The absolute best time to harvest your sunchokes is in late fall and early winter, when the tops of the plants have died back. Using them at this time means you get to pop the plants out of the soil when they’re looking a little unsightly too! What’s great about Jacques’ recipe, in particular, is you’ll have chips packed with flavors carefully curated from plants you most likely have in your garden right now.
What results is a chip that’s super tasty, with flavors like garlic, rosemary, and lemon zest. It’s also healthier than your average potato chip, with a much lower glycemic index — almost half the sugar content! You’re also going to get higher vitamin B content, and you’ll have the added satisfaction of working with completely fresh ingredients.
Jacques’ Sunchoke Chip Recipe
- 10 to 20 sunchoke bulbs, washed and drained
- 1 bowl of cold water for soaking the sunchoke slices
- 2 cloves of crushed garlic
- At least 1 cup of high temp cooking oil, depending on how many sunchokes you have; fry in batches as needed
- Lemon zest from 1/2 a lemon
- 1 small sprig of rosemary
- 2 teaspoons Kosher salt
- Take your clean sunchokes, and slice them with a mandolin or sharp kitchen knife to roughly a few millimeters thick. Then dunk them into cold water to remove some of the excess starch.
- Meanwhile, place the cooking oil in a saucepan and heat it on medium heat until the temperature of the oil is 375°F.
- Pat the sunchokes dry and drain them on paper towels or thin cloth kitchen towels in a single layer.
- Crush your 2 garlic cloves, and add them to the oil for seasoning. Zest your lemon into a bowl or mortar and pestle. When they are golden brown, remove them and set them among the lemon zest to mix with your other seasonings later.
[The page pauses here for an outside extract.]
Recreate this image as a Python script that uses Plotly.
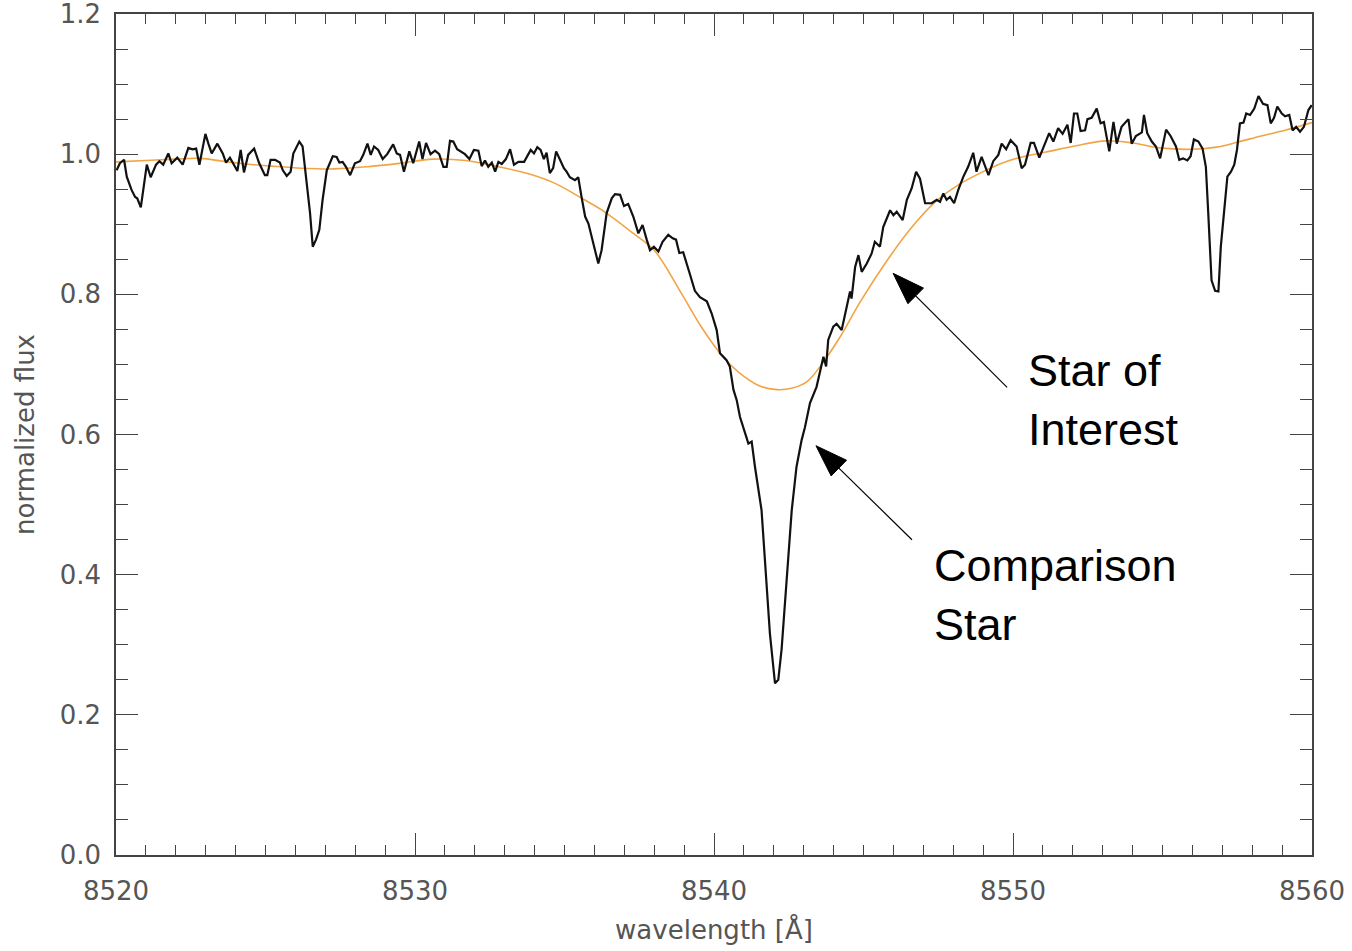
import math
import plotly.graph_objects as go

# Comparison star spectrum (wavelength in Angstrom, normalized flux)
comp_wave = [
    8520.02, 8520.13, 8520.27, 8520.36, 8520.52, 8520.64, 8520.71, 8520.83, 8521.03, 8521.16,
    8521.34, 8521.45, 8521.58, 8521.75, 8521.86, 8522.05, 8522.23, 8522.42, 8522.56, 8522.68,
    8522.79, 8522.99, 8523.09, 8523.20, 8523.39, 8523.57, 8523.68, 8523.81, 8524.06, 8524.17,
    8524.28, 8524.42, 8524.62, 8524.79, 8524.98, 8525.06, 8525.17, 8525.32, 8525.48, 8525.58,
    8525.71, 8525.84, 8525.93, 8526.13, 8526.24, 8526.35, 8526.49, 8526.58, 8526.69, 8526.80,
    8526.91, 8527.05, 8527.25, 8527.38, 8527.47, 8527.58, 8527.69, 8527.83, 8527.99, 8528.16,
    8528.27, 8528.41, 8528.52, 8528.63, 8528.77, 8528.92, 8529.07, 8529.27, 8529.39, 8529.50,
    8529.63, 8529.81, 8529.94, 8530.14, 8530.25, 8530.37, 8530.52, 8530.67, 8530.81, 8530.95,
    8531.06, 8531.17, 8531.28, 8531.41, 8531.67, 8531.82, 8531.97, 8532.12, 8532.23, 8532.34,
    8532.45, 8532.57, 8532.68, 8532.79, 8532.90, 8533.04, 8533.18, 8533.31, 8533.46, 8533.65,
    8533.87, 8533.98, 8534.09, 8534.20, 8534.31, 8534.40, 8534.51, 8534.62, 8534.72, 8534.85,
    8534.98, 8535.07, 8535.18, 8535.35, 8535.46, 8535.57, 8535.69, 8535.80, 8535.94, 8536.13,
    8536.24, 8536.41, 8536.58, 8536.69, 8536.86, 8536.99, 8537.13, 8537.30, 8537.47, 8537.61,
    8537.75, 8537.86, 8537.99, 8538.14, 8538.28, 8538.47, 8538.62, 8538.73, 8538.84, 8538.97,
    8539.20, 8539.36, 8539.53, 8539.76, 8539.92, 8540.09, 8540.20, 8540.42, 8540.53, 8540.65,
    8540.76, 8540.87, 8541.04, 8541.15, 8541.26, 8541.37, 8541.59, 8541.71, 8541.87, 8542.04,
    8542.15, 8542.26, 8542.43, 8542.60, 8542.76, 8542.93, 8543.04, 8543.21, 8543.43, 8543.60,
    8543.66, 8543.75, 8543.82, 8543.99, 8544.10, 8544.27, 8544.44, 8544.55, 8544.60, 8544.72,
    8544.83, 8544.94, 8545.11, 8545.27, 8545.38, 8545.55, 8545.66, 8545.89, 8546.00, 8546.11,
    8546.31, 8546.45, 8546.61, 8546.76, 8546.89, 8547.06, 8547.28, 8547.45, 8547.56, 8547.67,
    8547.78, 8547.89, 8548.03, 8548.17, 8548.34, 8548.50, 8548.67, 8548.78, 8548.95, 8549.18,
    8549.34, 8549.51, 8549.62, 8549.77, 8549.92, 8550.12, 8550.29, 8550.40, 8550.59, 8550.70,
    8550.88, 8551.04, 8551.21, 8551.35, 8551.51, 8551.66, 8551.82, 8551.93, 8552.04, 8552.15,
    8552.26, 8552.41, 8552.49, 8552.63, 8552.80, 8552.93, 8553.04, 8553.22, 8553.36, 8553.47,
    8553.63, 8553.86, 8553.97, 8554.11, 8554.31, 8554.38, 8554.49, 8554.64, 8554.78, 8554.92,
    8555.12, 8555.27, 8555.45, 8555.56, 8555.69, 8555.83, 8555.94, 8556.05, 8556.20, 8556.34,
    8556.45, 8556.53, 8556.64, 8556.76, 8556.87, 8556.95, 8557.06, 8557.17, 8557.29, 8557.40,
    8557.49, 8557.59, 8557.71, 8557.80, 8557.93, 8558.07, 8558.21, 8558.36, 8558.51, 8558.62,
    8558.73, 8558.84, 8558.99, 8559.10, 8559.24, 8559.35, 8559.47, 8559.60, 8559.73, 8559.88,
    8559.99,
]
comp_flux = [
    0.977, 0.987, 0.992, 0.968, 0.949, 0.939, 0.937, 0.924, 0.985, 0.967,
    0.985, 0.990, 0.985, 1.001, 0.987, 0.995, 0.985, 1.009, 1.007, 1.008,
    0.985, 1.029, 1.015, 1.001, 1.015, 1.001, 0.988, 0.995, 0.976, 1.006,
    0.974, 0.999, 1.008, 0.987, 0.970, 0.970, 0.992, 0.992, 0.988, 0.977,
    0.969, 0.975, 1.001, 1.018, 1.011, 0.968, 0.916, 0.868, 0.878, 0.892,
    0.935, 0.977, 0.997, 0.996, 0.988, 0.989, 0.982, 0.970, 0.987, 0.990,
    0.999, 1.015, 0.999, 1.011, 1.006, 0.993, 1.000, 1.014, 1.001, 0.999,
    0.975, 1.004, 0.987, 1.018, 0.993, 1.016, 1.000, 1.005, 1.000, 0.982,
    0.982, 1.019, 1.018, 1.007, 1.000, 0.993, 1.006, 1.005, 0.983, 0.991,
    0.982, 0.988, 0.975, 0.989, 0.986, 0.993, 1.007, 0.985, 0.989, 0.989,
    1.006, 1.001, 1.010, 1.006, 0.993, 1.002, 0.973, 0.980, 1.004, 0.992,
    0.980, 0.975, 0.967, 0.963, 0.967, 0.939, 0.911, 0.901, 0.878, 0.844,
    0.863, 0.916, 0.937, 0.943, 0.942, 0.926, 0.929, 0.911, 0.887, 0.899,
    0.878, 0.863, 0.868, 0.861, 0.875, 0.885, 0.880, 0.878, 0.859, 0.860,
    0.828, 0.805, 0.796, 0.790, 0.773, 0.749, 0.716, 0.706, 0.697, 0.664,
    0.649, 0.625, 0.602, 0.587, 0.590, 0.554, 0.492, 0.411, 0.316, 0.245,
    0.250, 0.293, 0.388, 0.492, 0.554, 0.592, 0.610, 0.645, 0.668, 0.697,
    0.711, 0.697, 0.735, 0.754, 0.758, 0.749, 0.782, 0.804, 0.794, 0.839,
    0.856, 0.832, 0.844, 0.858, 0.875, 0.868, 0.896, 0.920, 0.913, 0.918,
    0.906, 0.935, 0.951, 0.975, 0.965, 0.930, 0.930, 0.935, 0.932, 0.944,
    0.935, 0.939, 0.930, 0.949, 0.968, 0.982, 1.002, 0.975, 0.996, 0.970,
    0.990, 0.999, 1.015, 1.007, 1.020, 1.011, 0.980, 0.985, 1.016, 1.016,
    0.995, 1.013, 1.030, 1.018, 1.037, 1.029, 1.042, 1.016, 1.058, 1.058,
    1.033, 1.034, 1.050, 1.052, 1.065, 1.044, 1.046, 1.004, 1.046, 1.015,
    1.039, 1.050, 1.015, 1.026, 1.031, 1.056, 1.030, 1.018, 1.011, 0.994,
    1.035, 1.026, 1.011, 0.992, 0.994, 0.991, 0.997, 1.021, 1.018, 1.008,
    0.982, 0.916, 0.820, 0.805, 0.804, 0.868, 0.920, 0.968, 0.975, 0.985,
    1.006, 1.044, 1.045, 1.058, 1.056, 1.065, 1.083, 1.072, 1.070, 1.044,
    1.052, 1.068, 1.058, 1.054, 1.056, 1.034, 1.039, 1.032, 1.039, 1.063,
    1.070,
]

# Star of interest: broad, smooth profile
soi_wave = [
    8520.0, 8521.0, 8522.0, 8522.8, 8524.1, 8525.2, 8526.2, 8527.3, 8528.4, 8529.5,
    8530.6, 8531.7, 8532.8, 8533.8, 8534.7, 8535.5, 8536.4, 8537.3, 8538.0, 8538.9,
    8539.6, 8540.3, 8541.0, 8541.6, 8542.1, 8542.6, 8543.1, 8543.6, 8544.2, 8544.9,
    8545.8, 8546.6, 8547.4, 8548.2, 8548.9, 8549.5, 8550.2, 8551.1, 8552.1, 8553.1,
    8554.0, 8554.9, 8556.0, 8556.8, 8557.5, 8558.3, 8559.1, 8560.0,
]
soi_flux = [
    0.989, 0.991, 0.993, 0.994, 0.987, 0.983, 0.980, 0.979, 0.982, 0.987,
    0.993, 0.991, 0.982, 0.972, 0.958, 0.939, 0.916, 0.887, 0.863, 0.802,
    0.752, 0.711, 0.683, 0.668, 0.664, 0.666, 0.675, 0.700, 0.738, 0.790,
    0.849, 0.895, 0.932, 0.957, 0.973, 0.985, 0.995, 1.003, 1.012, 1.019,
    1.016, 1.009, 1.007, 1.010, 1.017, 1.026, 1.034, 1.045,
]

x_ticks = [8520, 8530, 8540, 8550, 8560]
y_ticks = [0.0, 0.2, 0.4, 0.6, 0.8, 1.0, 1.2]

axis_color = "#444444"
label_color = "#555555"
label_family = "DejaVu Sans, sans-serif"
tick_font = dict(family=label_family, size=26, color=label_color)
title_font = dict(family=label_family, size=26, color=label_color)

fig = go.Figure()
fig.add_trace(go.Scatter(
    x=soi_wave, y=soi_flux, mode="lines",
    line=dict(color="#F2A445", width=1.6, shape="spline", smoothing=1.0),
    hoverinfo="skip", showlegend=False,
))
fig.add_trace(go.Scatter(
    x=comp_wave, y=comp_flux, mode="lines",
    line=dict(color="#111111", width=2.2),
    hoverinfo="skip", showlegend=False,
))

common_axis = dict(
    showgrid=False, zeroline=False, automargin=False,
    showline=True, linecolor=axis_color, linewidth=1.5, mirror="ticks",
    ticks="inside", tickcolor=axis_color, tickwidth=1.3,
    tickfont=tick_font, ticklabeloverflow="allow",
)

fig.update_xaxes(
    range=[8520, 8560], tickvals=x_ticks, ticktext=[str(v) for v in x_ticks],
    ticklen=22, ticklabelstandoff=12,
    minor=dict(ticks="inside", dtick=1, ticklen=10, tickcolor=axis_color, tickwidth=1.2),
    title=dict(text="wavelength [Å]", font=title_font, standoff=16),
    **common_axis,
)
fig.update_yaxes(
    range=[0, 1.20001], tickvals=y_ticks, ticktext=[f"{v:.1f}" for v in y_ticks],
    ticklen=22, ticklabelstandoff=8,
    minor=dict(ticks="inside", dtick=0.05, ticklen=12, tickcolor=axis_color, tickwidth=1.2),
    title=dict(text="normalized flux", font=title_font, standoff=18),
    **common_axis,
)

# Labels with arrows pointing at each profile
text_font = dict(family="Liberation Sans, Arial, sans-serif", size=45, color="#000000")
fig.add_annotation(x=8550.45, y=0.649, text="Star of<br>Interest", showarrow=False,
                   xanchor="left", yanchor="middle", align="left", font=text_font)
fig.add_annotation(x=8547.30, y=0.371, text="Comparison<br>Star", showarrow=False,
                   xanchor="left", yanchor="middle", align="left", font=text_font)

arrows = [
    # tip (data), tail offset in screen pixels (dx right, dy down)
    (8545.99, 0.830, 114, 114),
    (8543.41, 0.584, 96, 94),
]
head_len, head_half = 32, 11
for tx, ty, dx, dy in arrows:
    n = math.hypot(dx, dy)
    ux, uy = dx / n, dy / n          # screen direction tip -> tail
    px, py = -uy, ux                 # perpendicular
    bx, by = ux * head_len, uy * head_len
    c1 = (bx + px * head_half, by + py * head_half)
    c2 = (bx - px * head_half, by - py * head_half)
    # pixel-sized shapes use y pointing up, so flip screen y
    tri = f"M0,0 L{c1[0]:.1f},{-c1[1]:.1f} L{c2[0]:.1f},{-c2[1]:.1f} Z"
    fig.add_shape(type="path", xref="x", yref="y", xsizemode="pixel", ysizemode="pixel",
                  xanchor=tx, yanchor=ty, path=tri,
                  fillcolor="#000000", line=dict(color="#000000", width=1))
    fig.add_shape(type="path", xref="x", yref="y", xsizemode="pixel", ysizemode="pixel",
                  xanchor=tx, yanchor=ty,
                  path=f"M{bx:.1f},{-by:.1f} L{dx:.1f},{-dy:.1f}",
                  line=dict(color="#000000", width=1.2))

fig.update_layout(
    width=1352, height=951,
    margin=dict(l=116, r=40, t=14, b=96),
    paper_bgcolor="#ffffff", plot_bgcolor="#ffffff",
    showlegend=False,
)

fig.write_html("out.html")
- Add your sunchoke slices to the cooking oil in an amount that ensures they are covered by the oil. Cook your slices in batches if necessary. As the slices are cooking, remove the rosemary leaves from the sprig, and chop them together with the fried garlic.
- When the chips are slightly golden, remove them and drain them on fresh paper towels or racks. Allow them to sit for a little while before seasoning so they become crunchier.
- Add Kosher salt to the lemon zest and mull or mix them vigorously to wake up the flavor of the zest. Then add the rosemary garlic mixture, and stir them together just enough to combine.
- Throw all the spices in with the chips and gently toss to combine. Sample a chip, and add more salt as needed to achieve peak flavor, a la Jacques!